Should I be worried about a blockage from water contamination?

Dumped oil was a little dirty, but nothing that concerned me, and nothing solid in it.
 
I would think listening for any squeaking would be the only way to know there is any starvation at this point. I haven't done a headgasket on a 1fzfe but is it possible to put the gasket on upside down and block oil pathways?
 
I would think listening for any squeaking would be the only way to know there is any starvation at this point. I haven't done a headgasket on a 1fzfe but is it possible to put the gasket on upside down and block oil pathways?
No, that's not possible.
 
Then unless you are really clogged up with gunk, and you would have been able to see that while you were in there, I would expect things to be ok. might check the oil sender connection to make sure nothing is interfering with it and the wires to it giving a false reading.
 
I had the same situation (water in oil) and also changed the oil after my head-gasket job soon after running the engine for about 50 miles. Sure....it's possible that some SMALL obstruction has occurred someplace but unless you are seeing a really high reading at warm IDLE....I would not be too concerned about it.

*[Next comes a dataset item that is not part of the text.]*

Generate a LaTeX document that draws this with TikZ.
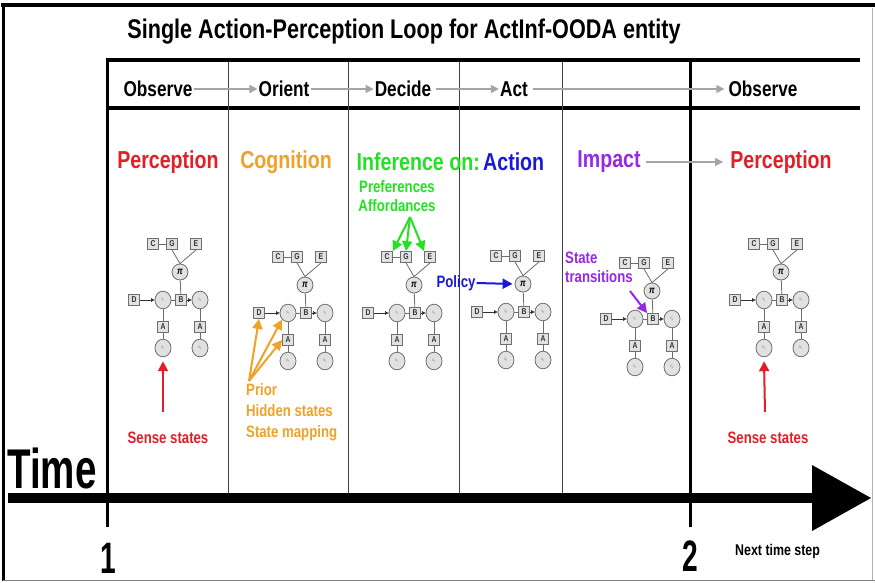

IF you didn't go through your oil cooler when doing the HG job....you might run some SeaFoam in your oil (at recommended portions) and let it help clean/dissolve anything that might be causing elevated pressures (if indeed there are any).

Hooking up a mechanical gauge and checking the actual pressure would tell the real story.

On cool mornings.....at just over 2,000 rpm I run right at 50 psi if that gives you any idea. I run a thicker oil than you do however.